Honey production exercise

in the data science path, MACHINE LEARNING: SUPERVISED LEARNING :robot:
project: Honey Production


why does the lesson when when grouping the data by year is using mean instead of sum?
The solutions is:
prod_per_year = df.groupby(‘year’).totalprod.mean().reset_index()
should it be?
prod_per_year = df.groupby(‘year’).totalprod.SUM().reset_index()

Hi eyalbre,

you should ask yourself what information you want to extract from the model. Are you interested in the sum of the produced honey in 2050? Would the sum represent the trend of production per beekeeper?


1 Like

my question is about what they say they have reached at the solution. They use the mean and at the end they say they have found the total production… which sounds wrong from my point of view.

Yeah, that’s actually a bit confusing. I think this comes from the fact that the corresponding column in the data set, which refers to the production of one producer, is called ‘totalprod’, i.e. total production.

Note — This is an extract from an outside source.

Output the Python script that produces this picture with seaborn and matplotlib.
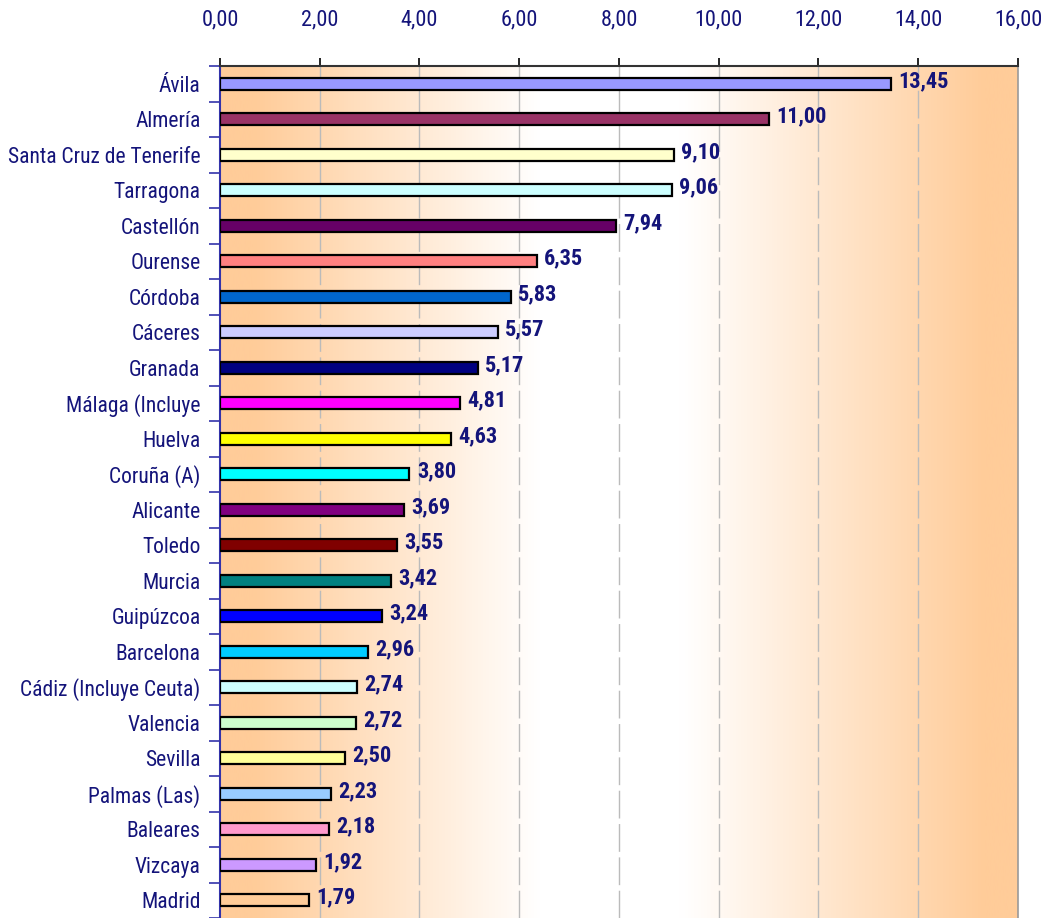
import numpy as np
import pandas as pd
import matplotlib
matplotlib.use('Agg')
import matplotlib.pyplot as plt
import seaborn as sns
from matplotlib.colors import LinearSegmentedColormap

provincias = ['Ávila', 'Almería', 'Santa Cruz de Tenerife', 'Tarragona', 'Castellón',
              'Ourense', 'Córdoba', 'Cáceres', 'Granada', 'Málaga (Incluye',
              'Huelva', 'Coruña (A)', 'Alicante', 'Toledo', 'Murcia', 'Guipúzcoa',
              'Barcelona', 'Cádiz (Incluye Ceuta)', 'Valencia', 'Sevilla',
              'Palmas (Las)', 'Baleares', 'Vizcaya', 'Madrid']
valores = [13.45, 11.00, 9.10, 9.06, 7.94, 6.35, 5.83, 5.57, 5.17, 4.81, 4.63, 3.80,
           3.69, 3.55, 3.42, 3.24, 2.96, 2.74, 2.72, 2.50, 2.23, 2.18, 1.92, 1.79]
colores = ['#9999FF', '#993366', '#FFFFCC', '#CCFFFF', '#660066', '#FF8080', '#0066CC',
           '#CCCCFF', '#000080', '#FF00FF', '#FFFF00', '#00FFFF', '#800080', '#800000',
           '#008080', '#0000FF', '#00CCFF', '#CCFFFF', '#CCFFCC', '#FFFF99', '#99CCFF',
           '#FF99CC', '#CC99FF', '#FFCC99']
ticks_x = [0, 2, 4, 6, 8, 10, 12, 14, 16]

navy = '#14147A'
plt.rcParams['font.family'] = ['Roboto Condensed', 'Liberation Sans', 'DejaVu Sans']

df = pd.DataFrame({'provincia': provincias, 'valor': valores})

fig = plt.figure(figsize=(10.54, 9.18), dpi=100)
ax = fig.add_axes([0.2087, 0.0, 0.7571, 0.928])

# background gradient: orange at both edges, white plateau in the middle
cmap = LinearSegmentedColormap.from_list(
    'fondo', [(0.0, '#FFCC99'), (0.04, '#FFCC99'), (0.40, '#FFFFFF'),
              (0.58, '#FFFFFF'), (0.96, '#FFCC99'), (1.0, '#FFCC99')])
ax.imshow(np.linspace(0, 1, 500)[np.newaxis, :], cmap=cmap, aspect='auto',
          extent=[0, 16, 23.5, -0.5], zorder=0, interpolation='bicubic')

sns.barplot(data=df, x='valor', y='provincia', hue='provincia', palette=colores,
            legend=False, orient='h', width=0.33, edgecolor='black', linewidth=1.6,
            saturation=1, ax=ax, zorder=3)

ax.set_xlim(0, 16)
ax.set_ylim(23.5, -0.5)

# long-dashed vertical grid
for x in ticks_x[1:-1]:
    ax.axvline(x, color='#BBBBBB', linewidth=1.0, linestyle=(0, (20, 4)), zorder=1)

ax.xaxis.tick_top()
ax.set_xticks(ticks_x)
ax.set_xticklabels([f'{t:.2f}'.replace('.', ',') for t in ticks_x])
ax.tick_params(axis='x', direction='out', length=6, width=1.2, color='black',
               labelsize=16, labelcolor=navy, pad=20)
ax.set_yticks(range(len(provincias)))
ax.set_yticklabels(provincias)
ax.tick_params(axis='y', length=0, labelsize=15.5, labelcolor=navy, pad=14)
ax.set_yticks(np.arange(-0.5, len(provincias), 1), minor=True)
ax.tick_params(axis='y', which='minor', length=8, width=1.2, color='#3333AA')
ax.set_xlabel('')
ax.set_ylabel('')

ax.spines['top'].set_color('#333333')
ax.spines['top'].set_linewidth(1.5)
ax.spines['left'].set_color('#3333AA')
ax.spines['left'].set_linewidth(1.5)
ax.spines['right'].set_color('#999999')
ax.spines['right'].set_linewidth(1.2)
ax.spines['bottom'].set_visible(False)

for i, v in enumerate(valores):
    ax.text(v + 0.15, i - 0.08, f'{v:.2f}'.replace('.', ','), va='center', ha='left',
            fontsize=16, fontweight='bold', color=navy, zorder=4)

fig.savefig('out.png', dpi=100)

So i guess by ‘total production’ they always mean the production of one producer in the corresponding year.

But I agree, it’s a bit confusing.

I want to understand why does the predict() method in linear regression expects a 2 D array? I do understand how to apply it and not sure of the explanation behind it?

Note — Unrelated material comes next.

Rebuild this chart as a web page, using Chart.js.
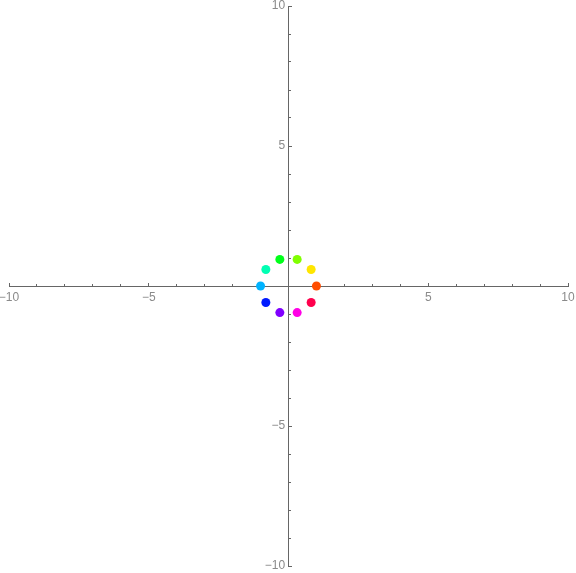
<!DOCTYPE html>
<html>
<head>
<meta charset="utf-8">
<script src="https://cdn.jsdelivr.net/npm/chart.js@4"></script>
<style>
  html, body { margin: 0; padding: 0; background: #fff; }
  #wrap { width: 576px; height: 573px; }
</style>
</head>
<body>
<div id="wrap"><canvas id="plot"></canvas></div>
<script>
// points (10 dots on the unit circle)
const xs = [1, 0.81, 0.31, -0.31, -0.81, -1, -0.81, -0.31, 0.31, 0.81];
const ys = [0, 0.59, 0.95, 0.95, 0.59, 0, -0.59, -0.95, -0.95, -0.59];
const dotColors = ['#ff4d00', '#ffe600', '#80ff00', '#00ff1a', '#00ffb3',
                   '#00b3ff', '#001aff', '#8000ff', '#ff00e6', '#ff004d'];

const axisMin = -10;
const axisMax = 10;
const tickValues = [-10, -5, 5, 10];
const tickLabels = ['\u221210', '\u22125', '5', '10'];

const axisColor = '#666666';
const labelColor = '#8a8a8a';

function labelFor(v, trail) {
    const i = tickValues.indexOf(v);
    return i >= 0 ? tickLabels[i] + trail : '';
}

const points = xs.map((x, i) => ({x: x, y: ys[i]}));

// axes cross at the origin; label padding must not shrink the plot
const noPad = s => { s.paddingLeft = 0; s.paddingRight = 0; s.paddingTop = 0; s.paddingBottom = 0; };

const makeScale = (axis, pos, len, showLabels) => ({
    type: 'linear',
    axis: axis,
    position: pos,
    min: axisMin,
    max: axisMax,
    afterFit: noPad,
    border: {display: showLabels, color: axisColor, width: 1},
    grid: {
        drawOnChartArea: false,
        drawTicks: true,
        tickLength: len,
        tickColor: ctx => (ctx.tick && ctx.tick.value === 0) ? 'rgba(0,0,0,0)' : axisColor,
        tickWidth: 1
    },
    ticks: {
        display: showLabels,
        stepSize: showLabels ? 5 : 1,
        autoSkip: false,
        maxRotation: 0,
        padding: 8,
        color: labelColor,
        font: {family: 'Liberation Sans', size: 12},
        callback: v => labelFor(v, axis === 'y' ? ' ' : '')
    }
});

new Chart(document.getElementById('plot'), {
    type: 'scatter',
    data: {
        datasets: [{
            data: points,
            backgroundColor: dotColors,
            borderWidth: 0,
            pointRadius: 4.5,
            pointHoverRadius: 4.5
        }]
    },
    options: {
        responsive: true,
        maintainAspectRatio: false,
        animation: false,
        layout: {padding: {left: 9, right: 8, top: 6, bottom: 7}},
        plugins: {
            legend: {display: false},
            tooltip: {enabled: false}
        },
        scales: {
            x: makeScale('x', {y: 0}, -4, true),
            x2: makeScale('x', {y: 0}, -2, false),
            y: makeScale('y', {x: 0}, -4, true),
            y2: makeScale('y', {x: 0}, -2, false)
        }
    }
});
</script>
</body>
</html>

I do understand that these lines of code provides different outputs: but why is that necessary?
X_future = np.array(range(2013, 2050))
X_future = X_future.reshape(-1,1)

Good question. I commented out the .reshape() to see what would happen.

It produces an error from .predict(): “ValueError: Expected 2D array, got 1D array instead”

.predict(), for whatever reason, won’t just accept a simple list of years. It requires a 2D array, and the reshape(-1,1) puts it into a column, which is a 2D shape.